--- Data ---
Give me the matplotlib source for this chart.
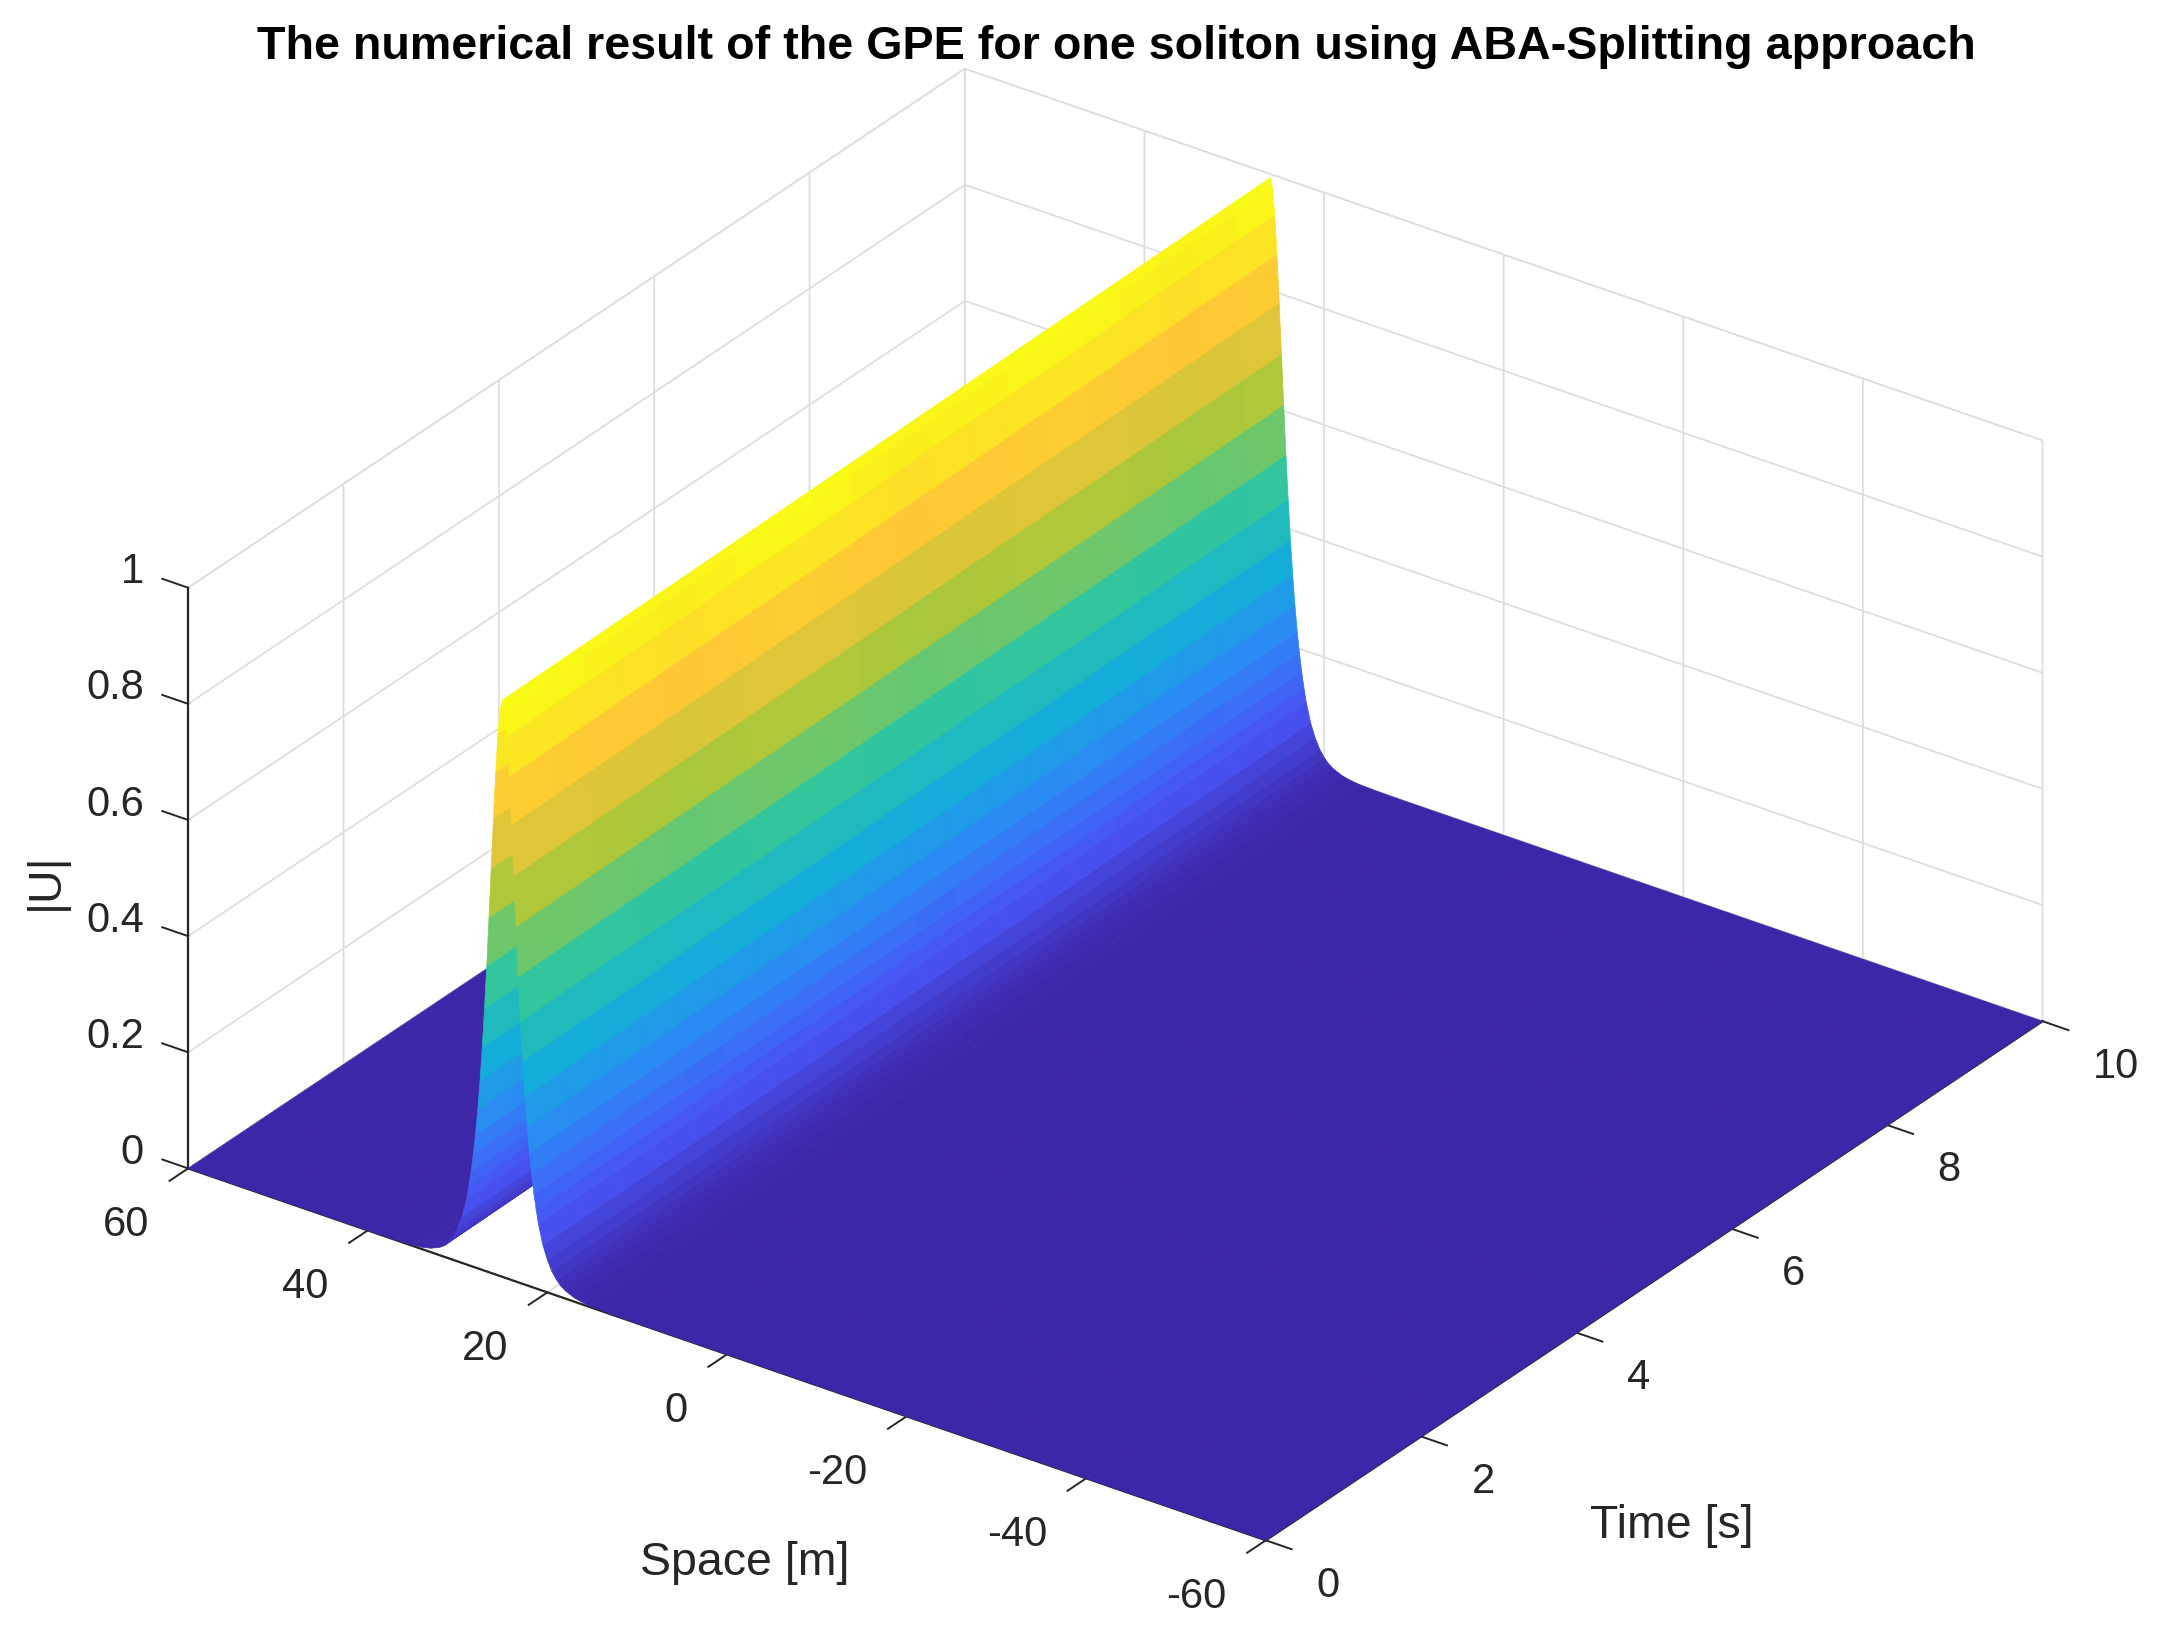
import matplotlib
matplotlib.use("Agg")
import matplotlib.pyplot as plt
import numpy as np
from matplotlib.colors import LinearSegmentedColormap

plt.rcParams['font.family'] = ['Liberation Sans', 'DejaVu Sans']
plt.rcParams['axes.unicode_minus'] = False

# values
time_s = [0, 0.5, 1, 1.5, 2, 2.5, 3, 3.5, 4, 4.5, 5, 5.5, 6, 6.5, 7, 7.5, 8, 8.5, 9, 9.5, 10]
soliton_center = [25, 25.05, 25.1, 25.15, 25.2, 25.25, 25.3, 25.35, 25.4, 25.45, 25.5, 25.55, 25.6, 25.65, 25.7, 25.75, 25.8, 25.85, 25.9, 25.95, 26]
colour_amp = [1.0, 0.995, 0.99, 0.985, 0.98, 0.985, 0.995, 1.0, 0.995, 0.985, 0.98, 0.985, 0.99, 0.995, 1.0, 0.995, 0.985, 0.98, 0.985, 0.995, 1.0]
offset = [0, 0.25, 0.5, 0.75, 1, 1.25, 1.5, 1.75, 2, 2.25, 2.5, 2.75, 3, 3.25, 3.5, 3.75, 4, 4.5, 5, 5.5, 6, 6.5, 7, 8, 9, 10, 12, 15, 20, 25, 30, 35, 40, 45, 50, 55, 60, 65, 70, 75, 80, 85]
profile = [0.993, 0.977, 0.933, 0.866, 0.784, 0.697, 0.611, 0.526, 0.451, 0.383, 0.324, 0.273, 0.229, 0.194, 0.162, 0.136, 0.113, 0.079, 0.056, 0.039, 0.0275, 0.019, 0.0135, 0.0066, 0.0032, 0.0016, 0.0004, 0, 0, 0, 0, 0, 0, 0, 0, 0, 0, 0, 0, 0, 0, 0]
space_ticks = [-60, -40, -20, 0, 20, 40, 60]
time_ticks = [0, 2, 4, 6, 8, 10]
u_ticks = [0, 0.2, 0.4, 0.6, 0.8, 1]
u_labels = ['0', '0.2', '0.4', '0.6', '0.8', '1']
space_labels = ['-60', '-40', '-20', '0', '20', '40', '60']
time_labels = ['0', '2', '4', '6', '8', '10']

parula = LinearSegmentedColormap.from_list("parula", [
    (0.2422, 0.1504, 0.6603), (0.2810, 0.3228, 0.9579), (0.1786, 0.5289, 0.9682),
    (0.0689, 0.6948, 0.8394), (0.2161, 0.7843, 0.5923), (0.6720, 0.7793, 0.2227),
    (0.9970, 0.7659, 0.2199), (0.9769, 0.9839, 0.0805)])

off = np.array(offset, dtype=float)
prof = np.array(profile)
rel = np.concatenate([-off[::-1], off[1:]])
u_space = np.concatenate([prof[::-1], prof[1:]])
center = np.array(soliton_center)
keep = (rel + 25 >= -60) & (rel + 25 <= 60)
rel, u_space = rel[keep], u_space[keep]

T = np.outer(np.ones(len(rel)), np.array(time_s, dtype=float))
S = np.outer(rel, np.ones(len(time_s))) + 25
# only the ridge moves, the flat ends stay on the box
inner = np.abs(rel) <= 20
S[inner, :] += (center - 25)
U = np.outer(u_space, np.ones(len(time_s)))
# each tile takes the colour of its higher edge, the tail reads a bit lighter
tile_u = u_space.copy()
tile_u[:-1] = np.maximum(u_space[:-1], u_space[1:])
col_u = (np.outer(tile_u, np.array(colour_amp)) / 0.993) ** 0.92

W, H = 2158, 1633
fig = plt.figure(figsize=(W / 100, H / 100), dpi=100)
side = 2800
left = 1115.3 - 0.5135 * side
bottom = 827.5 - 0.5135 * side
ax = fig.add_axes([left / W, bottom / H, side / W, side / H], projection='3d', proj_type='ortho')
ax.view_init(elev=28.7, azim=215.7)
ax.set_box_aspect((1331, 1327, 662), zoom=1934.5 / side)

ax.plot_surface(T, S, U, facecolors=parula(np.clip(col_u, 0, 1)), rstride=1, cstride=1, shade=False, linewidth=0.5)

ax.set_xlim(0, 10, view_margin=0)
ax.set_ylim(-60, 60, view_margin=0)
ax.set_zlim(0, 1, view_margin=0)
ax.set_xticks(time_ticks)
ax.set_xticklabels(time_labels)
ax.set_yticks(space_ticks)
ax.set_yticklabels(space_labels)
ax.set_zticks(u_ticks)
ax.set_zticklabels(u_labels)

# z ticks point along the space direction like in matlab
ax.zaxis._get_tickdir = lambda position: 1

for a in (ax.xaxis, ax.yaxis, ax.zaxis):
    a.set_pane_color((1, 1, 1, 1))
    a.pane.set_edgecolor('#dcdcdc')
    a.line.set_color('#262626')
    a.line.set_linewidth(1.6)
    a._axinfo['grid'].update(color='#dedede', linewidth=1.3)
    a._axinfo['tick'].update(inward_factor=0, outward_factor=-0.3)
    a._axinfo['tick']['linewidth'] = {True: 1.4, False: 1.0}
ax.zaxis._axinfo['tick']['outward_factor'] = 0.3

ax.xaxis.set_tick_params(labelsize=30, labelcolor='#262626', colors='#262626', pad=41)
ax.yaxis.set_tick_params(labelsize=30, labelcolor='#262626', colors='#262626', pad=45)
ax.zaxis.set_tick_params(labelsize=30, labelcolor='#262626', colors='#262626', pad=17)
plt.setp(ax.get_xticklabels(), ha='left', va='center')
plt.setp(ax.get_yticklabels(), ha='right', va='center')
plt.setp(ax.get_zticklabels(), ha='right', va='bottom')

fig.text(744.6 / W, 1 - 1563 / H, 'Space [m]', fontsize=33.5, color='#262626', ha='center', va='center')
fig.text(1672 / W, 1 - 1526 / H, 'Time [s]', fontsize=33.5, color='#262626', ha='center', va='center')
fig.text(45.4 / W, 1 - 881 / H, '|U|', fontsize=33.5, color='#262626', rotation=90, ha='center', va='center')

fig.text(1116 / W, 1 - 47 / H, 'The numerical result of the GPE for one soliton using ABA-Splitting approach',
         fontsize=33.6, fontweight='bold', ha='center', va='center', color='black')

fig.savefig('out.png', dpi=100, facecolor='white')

--- Work instructions ---
Take the listing above and restate it word for word, without its pictures.

--- Finished task ---
Give me the matplotlib source for this chart.
import matplotlib
matplotlib.use("Agg")
import matplotlib.pyplot as plt
import numpy as np
from matplotlib.colors import LinearSegmentedColormap

plt.rcParams['font.family'] = ['Liberation Sans', 'DejaVu Sans']
plt.rcParams['axes.unicode_minus'] = False

# values
time_s = [0, 0.5, 1, 1.5, 2, 2.5, 3, 3.5, 4, 4.5, 5, 5.5, 6, 6.5, 7, 7.5, 8, 8.5, 9, 9.5, 10]
soliton_center = [25, 25.05, 25.1, 25.15, 25.2, 25.25, 25.3, 25.35, 25.4, 25.45, 25.5, 25.55, 25.6, 25.65, 25.7, 25.75, 25.8, 25.85, 25.9, 25.95, 26]
colour_amp = [1.0, 0.995, 0.99, 0.985, 0.98, 0.985, 0.995, 1.0, 0.995, 0.985, 0.98, 0.985, 0.99, 0.995, 1.0, 0.995, 0.985, 0.98, 0.985, 0.995, 1.0]
offset = [0, 0.25, 0.5, 0.75, 1, 1.25, 1.5, 1.75, 2, 2.25, 2.5, 2.75, 3, 3.25, 3.5, 3.75, 4, 4.5, 5, 5.5, 6, 6.5, 7, 8, 9, 10, 12, 15, 20, 25, 30, 35, 40, 45, 50, 55, 60, 65, 70, 75, 80, 85]
profile = [0.993, 0.977, 0.933, 0.866, 0.784, 0.697, 0.611, 0.526, 0.451, 0.383, 0.324, 0.273, 0.229, 0.194, 0.162, 0.136, 0.113, 0.079, 0.056, 0.039, 0.0275, 0.019, 0.0135, 0.0066, 0.0032, 0.0016, 0.0004, 0, 0, 0, 0, 0, 0, 0, 0, 0, 0, 0, 0, 0, 0, 0]
space_ticks = [-60, -40, -20, 0, 20, 40, 60]
time_ticks = [0, 2, 4, 6, 8, 10]
u_ticks = [0, 0.2, 0.4, 0.6, 0.8, 1]
u_labels = ['0', '0.2', '0.4', '0.6', '0.8', '1']
space_labels = ['-60', '-40', '-20', '0', '20', '40', '60']
time_labels = ['0', '2', '4', '6', '8', '10']

parula = LinearSegmentedColormap.from_list("parula", [
    (0.2422, 0.1504, 0.6603), (0.2810, 0.3228, 0.9579), (0.1786, 0.5289, 0.9682),
    (0.0689, 0.6948, 0.8394), (0.2161, 0.7843, 0.5923), (0.6720, 0.7793, 0.2227),
    (0.9970, 0.7659, 0.2199), (0.9769, 0.9839, 0.0805)])

off = np.array(offset, dtype=float)
prof = np.array(profile)
rel = np.concatenate([-off[::-1], off[1:]])
u_space = np.concatenate([prof[::-1], prof[1:]])
center = np.array(soliton_center)
keep = (rel + 25 >= -60) & (rel + 25 <= 60)
rel, u_space = rel[keep], u_space[keep]

T = np.outer(np.ones(len(rel)), np.array(time_s, dtype=float))
S = np.outer(rel, np.ones(len(time_s))) + 25
# only the ridge moves, the flat ends stay on the box
inner = np.abs(rel) <= 20
S[inner, :] += (center - 25)
U = np.outer(u_space, np.ones(len(time_s)))
# each tile takes the colour of its higher edge, the tail reads a bit lighter
tile_u = u_space.copy()
tile_u[:-1] = np.maximum(u_space[:-1], u_space[1:])
col_u = (np.outer(tile_u, np.array(colour_amp)) / 0.993) ** 0.92

W, H = 2158, 1633
fig = plt.figure(figsize=(W / 100, H / 100), dpi=100)
side = 2800
left = 1115.3 - 0.5135 * side
bottom = 827.5 - 0.5135 * side
ax = fig.add_axes([left / W, bottom / H, side / W, side / H], projection='3d', proj_type='ortho')
ax.view_init(elev=28.7, azim=215.7)
ax.set_box_aspect((1331, 1327, 662), zoom=1934.5 / side)

ax.plot_surface(T, S, U, facecolors=parula(np.clip(col_u, 0, 1)), rstride=1, cstride=1, shade=False, linewidth=0.5)

ax.set_xlim(0, 10, view_margin=0)
ax.set_ylim(-60, 60, view_margin=0)
ax.set_zlim(0, 1, view_margin=0)
ax.set_xticks(time_ticks)
ax.set_xticklabels(time_labels)
ax.set_yticks(space_ticks)
ax.set_yticklabels(space_labels)
ax.set_zticks(u_ticks)
ax.set_zticklabels(u_labels)

# z ticks point along the space direction like in matlab
ax.zaxis._get_tickdir = lambda position: 1

for a in (ax.xaxis, ax.yaxis, ax.zaxis):
    a.set_pane_color((1, 1, 1, 1))
    a.pane.set_edgecolor('#dcdcdc')
    a.line.set_color('#262626')
    a.line.set_linewidth(1.6)
    a._axinfo['grid'].update(color='#dedede', linewidth=1.3)
    a._axinfo['tick'].update(inward_factor=0, outward_factor=-0.3)
    a._axinfo['tick']['linewidth'] = {True: 1.4, False: 1.0}
ax.zaxis._axinfo['tick']['outward_factor'] = 0.3

ax.xaxis.set_tick_params(labelsize=30, labelcolor='#262626', colors='#262626', pad=41)
ax.yaxis.set_tick_params(labelsize=30, labelcolor='#262626', colors='#262626', pad=45)
ax.zaxis.set_tick_params(labelsize=30, labelcolor='#262626', colors='#262626', pad=17)
plt.setp(ax.get_xticklabels(), ha='left', va='center')
plt.setp(ax.get_yticklabels(), ha='right', va='center')
plt.setp(ax.get_zticklabels(), ha='right', va='bottom')

fig.text(744.6 / W, 1 - 1563 / H, 'Space [m]', fontsize=33.5, color='#262626', ha='center', va='center')
fig.text(1672 / W, 1 - 1526 / H, 'Time [s]', fontsize=33.5, color='#262626', ha='center', va='center')
fig.text(45.4 / W, 1 - 881 / H, '|U|', fontsize=33.5, color='#262626', rotation=90, ha='center', va='center')

fig.text(1116 / W, 1 - 47 / H, 'The numerical result of the GPE for one soliton using ABA-Splitting approach',
         fontsize=33.6, fontweight='bold', ha='center', va='center', color='black')

fig.savefig('out.png', dpi=100, facecolor='white')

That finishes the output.